Entre as novidades, destacam-se os espargos grelhados com ovo e molho huancaína (11€), o arroz de algas e cogumelos (13€), a lula dos Açores em caldo de galinha fumado (18€), o arroz de cataplana com carabineiro e kombu (27€), e o linguado com grelos e gremolata (65€).
Antes da sobremesa, surge o prego Decadente (11€), preparado no pão lêvedo com molho de mostarda Dijon, natas e mostarda de caroço. David Vieira explica que quis introduzir este prato na linha das sobremesas como uma forma de celebrar a simplicidade e a autenticidade de um clássico português, inspirando-se em algumas marisqueiras tradicionais da cidade, onde o prego é considerado a sobremesa.
As sobremesas mantêm a atenção à identidade local e ao equilíbrio de sabores. Entre elas destacam-se a torta de laranja com creme de alfazema e azeite (6€), a tarte de limão fumado (6€), o chocolate com caramelo salgado e amendoim (8€), e um granizado de pepino com merengue e granita de limão e baunilha (7€), pensado para ser fresco e leve, uma conclusão subtil para a refeição.

O Gandaia nasce da fusão do passado e do presente, reunindo o espírito disruptivo que marcou o The Insólito e o The Decadente. Mantém-se a identidade irreverente e a capacidade de provocar surpresa, mas agora com a maturidade de quem entende que inovar vai muito além de criar pratos inesperados: é também sobre criar experiências consistentes. David Vieira reconhece que surpreender se torna cada vez mais desafiante até porque “está tudo a mudar muito rapidamente. A novidade é cada vez maior e, muitas vezes, aquilo que conta mais é o aspeto e não o sabor”, admite, consciente do equilíbrio delicado entre forma e essência.
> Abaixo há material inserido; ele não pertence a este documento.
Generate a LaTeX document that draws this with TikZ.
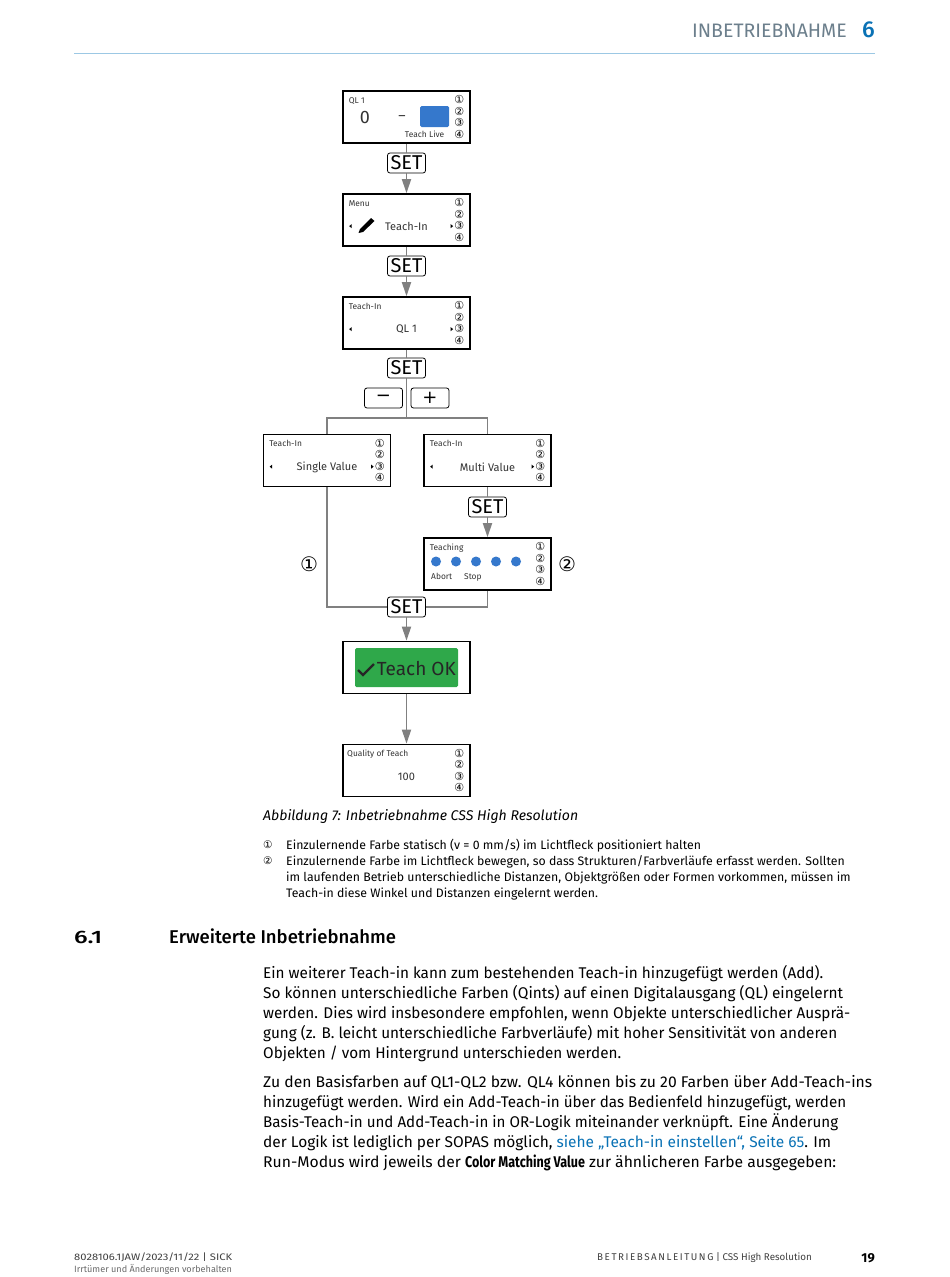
\documentclass[tikz,border=0pt]{standalone}
\usepackage{fontspec}
\usepackage{graphicx}
\setmainfont{Fira Sans}
\newfontfamily\symfont{DejaVu Sans}
\newfontfamily\medfont{Fira Sans Medium}
\usetikzlibrary{arrows.meta}
\definecolor{ruleblue}{HTML}{9CC8E4}
\definecolor{headgray}{HTML}{6C7F8C}
\definecolor{sickblue}{HTML}{0A72B5}
\definecolor{boxblue}{HTML}{3578CC}
\definecolor{okgreen}{HTML}{2FA84A}
\definecolor{footgray}{HTML}{6A6A6A}
\tikzset{
screen/.style={draw=black,line width=1.7pt,fill=white,minimum width=127pt,minimum height=52pt,inner sep=0pt},
setkey/.style={draw=black,line width=.8pt,fill=white,rounded corners=2.5pt,minimum width=38pt,minimum height=20pt,inner sep=0pt,font=\fontsize{20}{20}\selectfont},
signkey/.style={setkey,font=\symfont\fontsize{18}{18}\selectfont},
flowline/.style={draw=black!50,line width=1.8pt},
flowarrow/.style={flowline,-{Triangle[length=14pt,width=9pt,fill=black!50]}},
tinytext/.style={inner sep=0pt,font=\fontsize{8.4}{9}\selectfont,text=black!80},
midtext/.style={inner sep=0pt,font=\fontsize{11}{11}\selectfont,text=black!80},
digit/.style={inner sep=0pt,font=\symfont\fontsize{11}{11}\selectfont},
bigdigit/.style={inner sep=0pt,font=\symfont\fontsize{20}{20}\selectfont},
bodytext/.style={inner sep=0pt,anchor=base west,font=\fontsize{15.5}{20}\selectfont},
notetext/.style={inner sep=0pt,anchor=base west,font=\fontsize{12.3}{16}\selectfont},
notemark/.style={inner sep=0pt,anchor=base west,font=\symfont\fontsize{10.5}{11}\selectfont},
pointer/.style={fill=black,draw=none}
}
\providecommand{\Fit}[2]{\resizebox{#1pt}{\height}{#2}}
\providecommand{\Digits}[1]{
\node[digit] (#1-a) at ([shift={(-11.5,9.5)}]#1.north east) {①};
\node[digit] (#1-b) at ([shift={(-11.5,21)}]#1.north east) {②};
\node[digit] (#1-c) at ([shift={(-11.5,32.5)}]#1.north east) {③};
\node[digit] (#1-d) at ([shift={(-11.5,44)}]#1.north east) {④};
}
\providecommand{\Pointers}[1]{
\fill[pointer] ([shift={(7,33)}]#1.north west) -- ++(2.5,-2) -- ++(0,4) -- cycle;
\fill[pointer] ([shift={(111,33)}]#1.north west) -- ++(-2.5,-2) -- ++(0,4) -- cycle;
}
% name, centre, title
\providecommand{\Screen}[3]{
\node[screen] (#1) at (#2) {};
\node[tinytext,anchor=base west] (#1-title) at ([shift={(6.5,13)}]#1.north west) {#3};
\Digits{#1}
}
% name, centre, title, text
\providecommand{\MenuScreen}[4]{
\Screen{#1}{#2}{#3}
\node[midtext] (#1-text) at ([shift={(0,33.5)}]#1.north) {#4};
\Pointers{#1}
}

\begin{document}
\begin{tikzpicture}[x=1pt,y=-1pt]
\useasboundingbox (0,0) rectangle (950,1277);
\fill[white] (0,0) rectangle (950,1277);
% head of the page
\node[inner sep=0pt,anchor=base east,font=\fontsize{19.5}{20}\selectfont,text=headgray] (headtitle) at (847,37.5) {INBETRIEBNAHME};
\node[inner sep=0pt,anchor=base east,font=\medfont\fontsize{23}{23}\selectfont,text=sickblue] (headnum) at (875,37.5) {6};
\draw[ruleblue,line width=1.2pt] (74,53.5) -- (875,53.5);

% screens
\Screen{live}{406.5,117}{QL 1}
\node[inner sep=0pt,font=\fontsize{18}{18}\selectfont,text=black!80] (live-zero) at (365,117) {0};
\node[inner sep=0pt,font=\fontsize{14}{14}\selectfont,text=black!80] (live-dash) at (402,118) {–};
\node[fill=boxblue,rounded corners=1.5pt,minimum width=29pt,minimum height=21pt,inner sep=0pt] (live-box) at (434.5,116.5) {};
\node[tinytext,anchor=base east] (live-mode) at (444.5,137.5) {Teach Live};
\MenuScreen{menu}{406.5,220}{Menu}{Teach-In}
\fill[black] (358.5,233) -- (360,229) -- (371,218) -- (374.5,221) -- (363,232) -- cycle;
\MenuScreen{teachin}{406.5,323}{Teach-In}{QL 1}
\MenuScreen{single}{327,460.5}{Teach-In}{Single Value}
\MenuScreen{multi}{487.5,460.5}{Teach-In}{Multi Value}
\Screen{teaching}{487.5,564}{Teaching}
\foreach \i in {0,...,4}{
\fill[boxblue] (436+\i*20,561.5) circle (5);
}
\node[tinytext,anchor=base west] (teaching-abort) at (431,579) {Abort};
\node[tinytext,anchor=base west] (teaching-stop) at (464,579) {Stop};
\node[screen] (done) at (406.5,667.5) {};
\node[fill=okgreen,rounded corners=1.5pt,minimum width=103pt,minimum height=39pt,inner sep=0pt] (done-box) at (406.5,667.5) {};
\node[inner sep=0pt,anchor=east,font=\fontsize{19}{20}\selectfont,text=black!85] (done-text) at (456,668) {Teach OK};
\draw[black!85,line width=2.4pt] (358,670) -- (363,675) -- (374,664);
\node[screen] (quality) at (406.5,770.5) {};
\node[tinytext,anchor=base west] (quality-title) at (347,756.5) {Quality of Teach};
\Digits{quality}
\node[midtext] (quality-text) at (406.5,777) {100};

% keys
\node[setkey] (seta) at (406.5,163) {SET};
\node[setkey] (setb) at (406.5,266) {SET};
\node[setkey] (setc) at (406.5,368) {SET};
\node[setkey] (setd) at (487.5,507) {SET};
\node[setkey] (sete) at (406.5,607) {SET};
\node[signkey] (minus) at (383.5,398) {−};
\node[signkey] (plus) at (430,398) {+};
\coordinate (fork) at (406.5,418);

% connectors
\draw[flowline] (live) -- (seta);
\draw[flowarrow] (seta) -- (menu);
\draw[flowline] (menu) -- (setb);
\draw[flowarrow] (setb) -- (teachin);
\draw[flowline] (teachin) -- (setc);
\draw[flowline] (setc) -- (fork);
\draw[flowline] (fork) -| (single.north);
\draw[flowline] (fork) -| (multi.north);
\draw[flowline] (multi) -- (setd);
\draw[flowarrow] (setd) -- (teaching);
\draw[flowline] (single.south) |- (sete.west);
\draw[flowline] (teaching.south) |- (sete.east);
\draw[flowarrow] (sete) -- (done);
\draw[flowarrow] (done) -- (quality);
\node[bigdigit] (markone) at (309,564) {①};
\node[bigdigit] (marktwo) at (567,564) {②};

% text of the page
\node[inner sep=0pt,anchor=base west,font=\fontsize{14.1}{16}\selectfont\itshape] (caption) at (263,820) {Abbildung 7: Inbetriebnahme CSS High Resolution};
\node[notemark] (noteone) at (263,848) {①};
\node[notetext] (noteonea) at (286,849.5) {Einzulernende Farbe statisch (v = 0 mm/s) im Lichtfleck positioniert halten};
\node[notemark] (notetwo) at (263,864) {②};
\node[notetext] (notetwoa) at (286,865.5) {Einzulernende Farbe im Lichtfleck bewegen, so dass Strukturen/Farbverläufe erfasst werden. Sollten};
\node[notetext] (notetwob) at (286,881.5) {im laufenden Betrieb unterschiedliche Distanzen, Objektgrößen oder Formen vorkommen, müssen im};
\node[notetext] (notetwoc) at (286,897.5) {Teach-in diese Winkel und Distanzen eingelernt werden.};
\node[inner sep=0pt,anchor=base west,font=\medfont\fontsize{18}{20}\selectfont] (secnum) at (74,943) {\Fit{28}{6.1}};
\node[inner sep=0pt,anchor=base west,font=\medfont\fontsize{18.5}{20}\selectfont] (sectitle) at (169,943) {Erweiterte Inbetriebnahme};
\node[bodytext] (para-a) at (263,978) {\Fit{560}{Ein weiterer Teach-in kann zum bestehenden Teach-in hinzugefügt werden (Add).}};
\node[bodytext] (para-b) at (263,998) {\Fit{580}{So können unterschiedliche Farben (Qints) auf einen Digitalausgang (QL) eingelernt}};
\node[bodytext] (para-c) at (263,1018) {\Fit{587}{werden. Dies wird insbesondere empfohlen, wenn Objekte unterschiedlicher Ausprä-}};
\node[bodytext] (para-d) at (263,1038) {\Fit{574}{gung (z. B. leicht unterschiedliche Farbverläufe) mit hoher Sensitivität von anderen}};
\node[bodytext] (para-e) at (263,1058) {\Fit{358}{Objekten / vom Hintergrund unterschieden werden.}};
\node[bodytext] (parb-a) at (263,1087) {\Fit{609}{Zu den Basisfarben auf QL1-QL2 bzw. QL4 können bis zu 20 Farben über Add-Teach-ins}};
\node[bodytext] (parb-b) at (263,1107) {\Fit{583}{hinzugefügt werden. Wird ein Add-Teach-in über das Bedienfeld hinzugefügt, werden}};
\node[bodytext] (parb-c) at (263,1127) {\Fit{575}{Basis-Teach-in und Add-Teach-in in OR-Logik miteinander verknüpft. Eine Änderung}};
\node[bodytext] (parb-d) at (263,1147) {\Fit{568}{der Logik ist lediglich per SOPAS möglich, \textcolor{sickblue}{siehe „Teach-in einstellen“, Seite 65}. Im}};
\node[bodytext] (parb-e) at (263,1167) {\Fit{573}{Run-Modus wird jeweils der \scalebox{.8}[1]{\bfseries Color Matching Value} zur ähnlicheren Farbe ausgegeben:}};

% foot of the page
\node[inner sep=0pt,anchor=base west,font=\fontsize{9.5}{10}\selectfont,text=black!75] (footcode) at (74,1260) {\Fit{158}{8028106.1JAW/2023/11/22 | SICK}};
\node[inner sep=0pt,anchor=base west,font=\fontsize{9.1}{10}\selectfont,text=footgray] (footnote) at (74,1272) {Irrtümer und Änderungen vorbehalten};
\node[inner sep=0pt,anchor=base west,font=\fontsize{9.8}{10}\selectfont,text=black!75] (footdoc) at (597,1260) {{\addfontfeatures{LetterSpace=16}BETRIEBSANLEITUNG} | CSS High Resolution};
\node[inner sep=0pt,anchor=base east,font=\fontsize{13}{14}\selectfont\bfseries] (footpage) at (875,1262) {19};
\end{tikzpicture}
\end{document}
No entanto, o chef não se deixa intimidar. Entre a cozinha aberta, o fogo que inspira cada prato e o cuidado na seleção de ingredientes, quer levar adiante projetos como o Chefs on Fire, e elevar este projeto a um estatuto de outros dentro do grupo como o Canalha, de João Rodrigues, ou o Ofício, de Hugo Candeias. É essa mistura de tradição, audácia e liberdade que faz do Gandaia um espaço singular: um local onde a herança do passado se reinventa, sem perder a capacidade de provocar, divertir e desafiar o comum.
O SAPO Lifestye esteve no Gandaia Club a convite.